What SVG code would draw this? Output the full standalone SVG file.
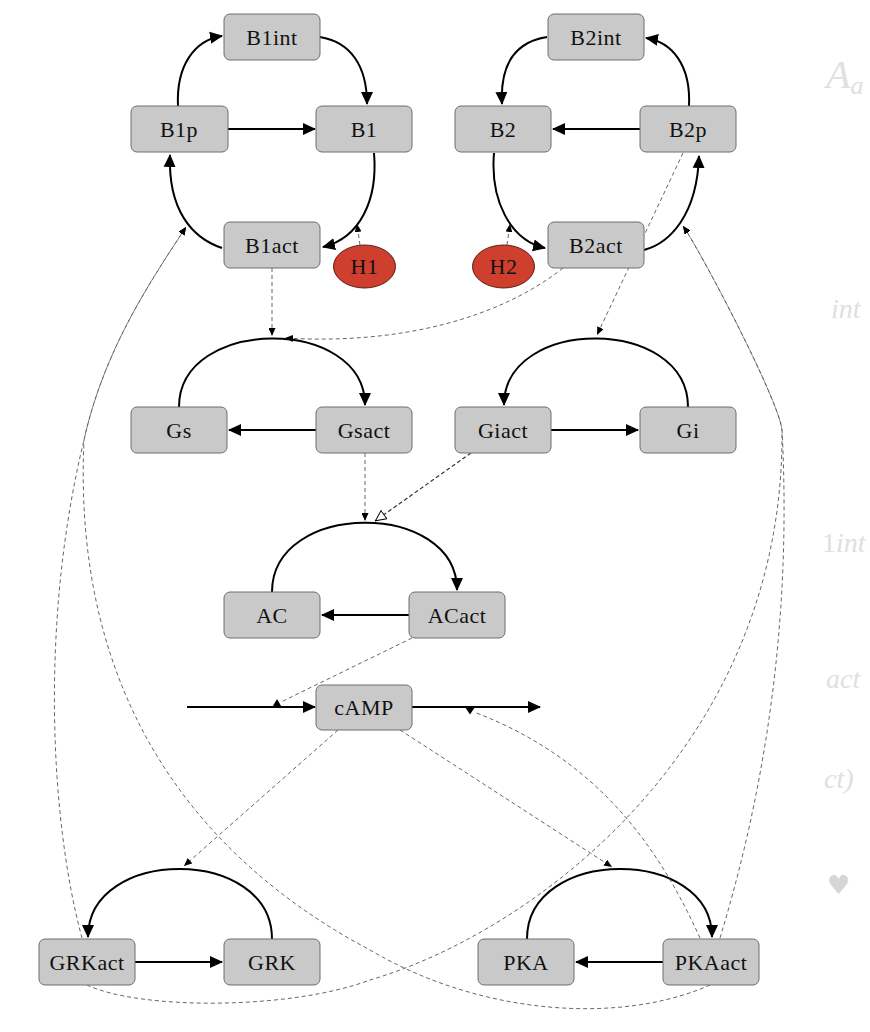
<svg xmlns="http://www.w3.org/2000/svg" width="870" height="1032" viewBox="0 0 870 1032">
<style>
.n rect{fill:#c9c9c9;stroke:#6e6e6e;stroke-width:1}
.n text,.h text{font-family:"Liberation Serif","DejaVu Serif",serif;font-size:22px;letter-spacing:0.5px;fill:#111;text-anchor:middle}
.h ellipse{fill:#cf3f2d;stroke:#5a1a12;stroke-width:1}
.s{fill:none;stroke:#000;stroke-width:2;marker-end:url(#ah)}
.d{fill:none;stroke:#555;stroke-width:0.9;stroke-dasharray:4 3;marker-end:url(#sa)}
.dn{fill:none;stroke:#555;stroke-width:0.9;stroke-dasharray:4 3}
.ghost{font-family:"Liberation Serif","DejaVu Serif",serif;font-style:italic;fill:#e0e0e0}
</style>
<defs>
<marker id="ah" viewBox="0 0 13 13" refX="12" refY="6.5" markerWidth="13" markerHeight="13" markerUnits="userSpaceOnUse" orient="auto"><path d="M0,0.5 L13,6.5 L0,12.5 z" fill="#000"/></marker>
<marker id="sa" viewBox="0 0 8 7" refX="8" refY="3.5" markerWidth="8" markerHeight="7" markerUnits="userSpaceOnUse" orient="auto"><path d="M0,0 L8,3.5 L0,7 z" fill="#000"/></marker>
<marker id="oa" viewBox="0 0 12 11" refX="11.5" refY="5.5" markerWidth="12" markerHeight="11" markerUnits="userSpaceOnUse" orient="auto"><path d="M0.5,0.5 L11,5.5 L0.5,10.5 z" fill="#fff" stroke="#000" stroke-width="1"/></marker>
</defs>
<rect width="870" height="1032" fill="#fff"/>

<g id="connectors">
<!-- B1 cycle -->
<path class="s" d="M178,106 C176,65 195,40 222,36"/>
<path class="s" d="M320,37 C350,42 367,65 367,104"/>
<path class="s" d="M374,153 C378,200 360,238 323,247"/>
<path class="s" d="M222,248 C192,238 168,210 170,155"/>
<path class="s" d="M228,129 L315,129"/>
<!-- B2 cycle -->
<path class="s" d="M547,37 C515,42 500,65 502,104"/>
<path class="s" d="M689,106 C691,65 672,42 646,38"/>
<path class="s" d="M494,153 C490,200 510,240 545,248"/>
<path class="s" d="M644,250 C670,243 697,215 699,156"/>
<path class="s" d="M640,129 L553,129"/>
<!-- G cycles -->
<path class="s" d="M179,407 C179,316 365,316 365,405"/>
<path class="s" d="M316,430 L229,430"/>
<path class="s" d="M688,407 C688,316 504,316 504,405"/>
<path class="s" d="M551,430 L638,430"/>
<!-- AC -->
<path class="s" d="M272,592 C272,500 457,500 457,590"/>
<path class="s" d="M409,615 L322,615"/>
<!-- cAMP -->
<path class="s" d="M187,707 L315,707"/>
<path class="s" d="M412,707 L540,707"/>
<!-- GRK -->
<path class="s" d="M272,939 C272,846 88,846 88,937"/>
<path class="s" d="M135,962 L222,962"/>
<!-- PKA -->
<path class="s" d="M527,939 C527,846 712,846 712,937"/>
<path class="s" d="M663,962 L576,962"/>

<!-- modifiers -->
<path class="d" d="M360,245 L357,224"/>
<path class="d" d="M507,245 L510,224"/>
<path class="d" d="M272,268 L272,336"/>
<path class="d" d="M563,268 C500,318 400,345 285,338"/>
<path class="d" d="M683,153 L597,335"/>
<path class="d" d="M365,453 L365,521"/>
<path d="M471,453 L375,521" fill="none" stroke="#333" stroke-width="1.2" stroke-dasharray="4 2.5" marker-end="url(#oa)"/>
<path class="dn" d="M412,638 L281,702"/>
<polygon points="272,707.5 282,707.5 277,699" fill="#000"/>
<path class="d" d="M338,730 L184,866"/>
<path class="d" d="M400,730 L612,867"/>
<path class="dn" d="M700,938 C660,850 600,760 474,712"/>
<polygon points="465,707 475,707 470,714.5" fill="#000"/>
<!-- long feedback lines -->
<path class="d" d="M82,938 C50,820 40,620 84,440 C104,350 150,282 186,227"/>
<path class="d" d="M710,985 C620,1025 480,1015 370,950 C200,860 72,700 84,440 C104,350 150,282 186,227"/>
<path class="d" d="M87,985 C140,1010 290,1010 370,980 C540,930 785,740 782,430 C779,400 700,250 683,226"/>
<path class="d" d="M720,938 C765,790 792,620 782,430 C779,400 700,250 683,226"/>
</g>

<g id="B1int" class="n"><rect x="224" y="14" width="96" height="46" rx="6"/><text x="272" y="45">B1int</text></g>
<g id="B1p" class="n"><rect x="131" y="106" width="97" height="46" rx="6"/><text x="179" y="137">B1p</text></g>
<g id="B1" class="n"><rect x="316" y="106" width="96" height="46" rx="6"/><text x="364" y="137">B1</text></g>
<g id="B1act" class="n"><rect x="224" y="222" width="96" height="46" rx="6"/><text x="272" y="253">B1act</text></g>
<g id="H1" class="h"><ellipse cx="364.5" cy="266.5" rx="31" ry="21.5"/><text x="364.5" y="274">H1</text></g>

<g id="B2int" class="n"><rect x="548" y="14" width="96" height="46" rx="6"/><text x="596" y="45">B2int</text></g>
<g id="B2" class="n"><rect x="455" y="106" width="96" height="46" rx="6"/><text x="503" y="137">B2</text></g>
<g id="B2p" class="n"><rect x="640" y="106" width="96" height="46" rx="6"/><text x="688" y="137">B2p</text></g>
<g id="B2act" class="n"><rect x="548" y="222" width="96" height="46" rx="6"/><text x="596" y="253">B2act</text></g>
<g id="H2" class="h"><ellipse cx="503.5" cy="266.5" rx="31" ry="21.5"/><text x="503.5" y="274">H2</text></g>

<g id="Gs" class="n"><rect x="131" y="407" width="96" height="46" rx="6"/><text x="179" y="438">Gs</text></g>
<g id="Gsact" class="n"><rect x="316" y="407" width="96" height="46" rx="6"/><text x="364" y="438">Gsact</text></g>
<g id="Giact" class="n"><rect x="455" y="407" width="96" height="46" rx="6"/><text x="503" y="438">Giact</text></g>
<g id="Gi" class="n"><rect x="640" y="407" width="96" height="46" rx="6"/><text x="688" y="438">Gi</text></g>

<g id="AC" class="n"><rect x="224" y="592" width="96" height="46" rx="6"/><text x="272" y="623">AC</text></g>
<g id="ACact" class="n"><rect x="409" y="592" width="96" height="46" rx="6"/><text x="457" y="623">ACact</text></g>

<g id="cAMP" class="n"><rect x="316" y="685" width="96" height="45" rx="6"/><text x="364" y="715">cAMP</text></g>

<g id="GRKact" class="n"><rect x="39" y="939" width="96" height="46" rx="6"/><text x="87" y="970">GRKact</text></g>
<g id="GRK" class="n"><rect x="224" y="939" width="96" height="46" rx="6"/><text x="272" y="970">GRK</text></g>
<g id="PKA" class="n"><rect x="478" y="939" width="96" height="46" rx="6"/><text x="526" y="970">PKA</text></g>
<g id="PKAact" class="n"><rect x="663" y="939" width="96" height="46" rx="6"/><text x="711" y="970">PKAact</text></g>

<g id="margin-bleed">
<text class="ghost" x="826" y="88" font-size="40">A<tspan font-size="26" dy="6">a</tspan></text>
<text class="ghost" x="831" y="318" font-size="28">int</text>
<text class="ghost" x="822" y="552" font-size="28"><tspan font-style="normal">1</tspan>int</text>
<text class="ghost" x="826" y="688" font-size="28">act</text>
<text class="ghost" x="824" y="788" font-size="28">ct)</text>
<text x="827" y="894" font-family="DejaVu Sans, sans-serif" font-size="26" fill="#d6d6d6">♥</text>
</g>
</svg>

■ Your task: Write out the material above once more, exactly as it reads, with no pictures.

■ Correct result:
What SVG code would draw this? Output the full standalone SVG file.
<svg xmlns="http://www.w3.org/2000/svg" width="870" height="1032" viewBox="0 0 870 1032">
<style>
.n rect{fill:#c9c9c9;stroke:#6e6e6e;stroke-width:1}
.n text,.h text{font-family:"Liberation Serif","DejaVu Serif",serif;font-size:22px;letter-spacing:0.5px;fill:#111;text-anchor:middle}
.h ellipse{fill:#cf3f2d;stroke:#5a1a12;stroke-width:1}
.s{fill:none;stroke:#000;stroke-width:2;marker-end:url(#ah)}
.d{fill:none;stroke:#555;stroke-width:0.9;stroke-dasharray:4 3;marker-end:url(#sa)}
.dn{fill:none;stroke:#555;stroke-width:0.9;stroke-dasharray:4 3}
.ghost{font-family:"Liberation Serif","DejaVu Serif",serif;font-style:italic;fill:#e0e0e0}
</style>
<defs>
<marker id="ah" viewBox="0 0 13 13" refX="12" refY="6.5" markerWidth="13" markerHeight="13" markerUnits="userSpaceOnUse" orient="auto"><path d="M0,0.5 L13,6.5 L0,12.5 z" fill="#000"/></marker>
<marker id="sa" viewBox="0 0 8 7" refX="8" refY="3.5" markerWidth="8" markerHeight="7" markerUnits="userSpaceOnUse" orient="auto"><path d="M0,0 L8,3.5 L0,7 z" fill="#000"/></marker>
<marker id="oa" viewBox="0 0 12 11" refX="11.5" refY="5.5" markerWidth="12" markerHeight="11" markerUnits="userSpaceOnUse" orient="auto"><path d="M0.5,0.5 L11,5.5 L0.5,10.5 z" fill="#fff" stroke="#000" stroke-width="1"/></marker>
</defs>
<rect width="870" height="1032" fill="#fff"/>

<g id="connectors">
<!-- B1 cycle -->
<path class="s" d="M178,106 C176,65 195,40 222,36"/>
<path class="s" d="M320,37 C350,42 367,65 367,104"/>
<path class="s" d="M374,153 C378,200 360,238 323,247"/>
<path class="s" d="M222,248 C192,238 168,210 170,155"/>
<path class="s" d="M228,129 L315,129"/>
<!-- B2 cycle -->
<path class="s" d="M547,37 C515,42 500,65 502,104"/>
<path class="s" d="M689,106 C691,65 672,42 646,38"/>
<path class="s" d="M494,153 C490,200 510,240 545,248"/>
<path class="s" d="M644,250 C670,243 697,215 699,156"/>
<path class="s" d="M640,129 L553,129"/>
<!-- G cycles -->
<path class="s" d="M179,407 C179,316 365,316 365,405"/>
<path class="s" d="M316,430 L229,430"/>
<path class="s" d="M688,407 C688,316 504,316 504,405"/>
<path class="s" d="M551,430 L638,430"/>
<!-- AC -->
<path class="s" d="M272,592 C272,500 457,500 457,590"/>
<path class="s" d="M409,615 L322,615"/>
<!-- cAMP -->
<path class="s" d="M187,707 L315,707"/>
<path class="s" d="M412,707 L540,707"/>
<!-- GRK -->
<path class="s" d="M272,939 C272,846 88,846 88,937"/>
<path class="s" d="M135,962 L222,962"/>
<!-- PKA -->
<path class="s" d="M527,939 C527,846 712,846 712,937"/>
<path class="s" d="M663,962 L576,962"/>

<!-- modifiers -->
<path class="d" d="M360,245 L357,224"/>
<path class="d" d="M507,245 L510,224"/>
<path class="d" d="M272,268 L272,336"/>
<path class="d" d="M563,268 C500,318 400,345 285,338"/>
<path class="d" d="M683,153 L597,335"/>
<path class="d" d="M365,453 L365,521"/>
<path d="M471,453 L375,521" fill="none" stroke="#333" stroke-width="1.2" stroke-dasharray="4 2.5" marker-end="url(#oa)"/>
<path class="dn" d="M412,638 L281,702"/>
<polygon points="272,707.5 282,707.5 277,699" fill="#000"/>
<path class="d" d="M338,730 L184,866"/>
<path class="d" d="M400,730 L612,867"/>
<path class="dn" d="M700,938 C660,850 600,760 474,712"/>
<polygon points="465,707 475,707 470,714.5" fill="#000"/>
<!-- long feedback lines -->
<path class="d" d="M82,938 C50,820 40,620 84,440 C104,350 150,282 186,227"/>
<path class="d" d="M710,985 C620,1025 480,1015 370,950 C200,860 72,700 84,440 C104,350 150,282 186,227"/>
<path class="d" d="M87,985 C140,1010 290,1010 370,980 C540,930 785,740 782,430 C779,400 700,250 683,226"/>
<path class="d" d="M720,938 C765,790 792,620 782,430 C779,400 700,250 683,226"/>
</g>

<g id="B1int" class="n"><rect x="224" y="14" width="96" height="46" rx="6"/><text x="272" y="45">B1int</text></g>
<g id="B1p" class="n"><rect x="131" y="106" width="97" height="46" rx="6"/><text x="179" y="137">B1p</text></g>
<g id="B1" class="n"><rect x="316" y="106" width="96" height="46" rx="6"/><text x="364" y="137">B1</text></g>
<g id="B1act" class="n"><rect x="224" y="222" width="96" height="46" rx="6"/><text x="272" y="253">B1act</text></g>
<g id="H1" class="h"><ellipse cx="364.5" cy="266.5" rx="31" ry="21.5"/><text x="364.5" y="274">H1</text></g>

<g id="B2int" class="n"><rect x="548" y="14" width="96" height="46" rx="6"/><text x="596" y="45">B2int</text></g>
<g id="B2" class="n"><rect x="455" y="106" width="96" height="46" rx="6"/><text x="503" y="137">B2</text></g>
<g id="B2p" class="n"><rect x="640" y="106" width="96" height="46" rx="6"/><text x="688" y="137">B2p</text></g>
<g id="B2act" class="n"><rect x="548" y="222" width="96" height="46" rx="6"/><text x="596" y="253">B2act</text></g>
<g id="H2" class="h"><ellipse cx="503.5" cy="266.5" rx="31" ry="21.5"/><text x="503.5" y="274">H2</text></g>

<g id="Gs" class="n"><rect x="131" y="407" width="96" height="46" rx="6"/><text x="179" y="438">Gs</text></g>
<g id="Gsact" class="n"><rect x="316" y="407" width="96" height="46" rx="6"/><text x="364" y="438">Gsact</text></g>
<g id="Giact" class="n"><rect x="455" y="407" width="96" height="46" rx="6"/><text x="503" y="438">Giact</text></g>
<g id="Gi" class="n"><rect x="640" y="407" width="96" height="46" rx="6"/><text x="688" y="438">Gi</text></g>

<g id="AC" class="n"><rect x="224" y="592" width="96" height="46" rx="6"/><text x="272" y="623">AC</text></g>
<g id="ACact" class="n"><rect x="409" y="592" width="96" height="46" rx="6"/><text x="457" y="623">ACact</text></g>

<g id="cAMP" class="n"><rect x="316" y="685" width="96" height="45" rx="6"/><text x="364" y="715">cAMP</text></g>

<g id="GRKact" class="n"><rect x="39" y="939" width="96" height="46" rx="6"/><text x="87" y="970">GRKact</text></g>
<g id="GRK" class="n"><rect x="224" y="939" width="96" height="46" rx="6"/><text x="272" y="970">GRK</text></g>
<g id="PKA" class="n"><rect x="478" y="939" width="96" height="46" rx="6"/><text x="526" y="970">PKA</text></g>
<g id="PKAact" class="n"><rect x="663" y="939" width="96" height="46" rx="6"/><text x="711" y="970">PKAact</text></g>

<g id="margin-bleed">
<text class="ghost" x="826" y="88" font-size="40">A<tspan font-size="26" dy="6">a</tspan></text>
<text class="ghost" x="831" y="318" font-size="28">int</text>
<text class="ghost" x="822" y="552" font-size="28"><tspan font-style="normal">1</tspan>int</text>
<text class="ghost" x="826" y="688" font-size="28">act</text>
<text class="ghost" x="824" y="788" font-size="28">ct)</text>
<text x="827" y="894" font-family="DejaVu Sans, sans-serif" font-size="26" fill="#d6d6d6">♥</text>
</g>
</svg>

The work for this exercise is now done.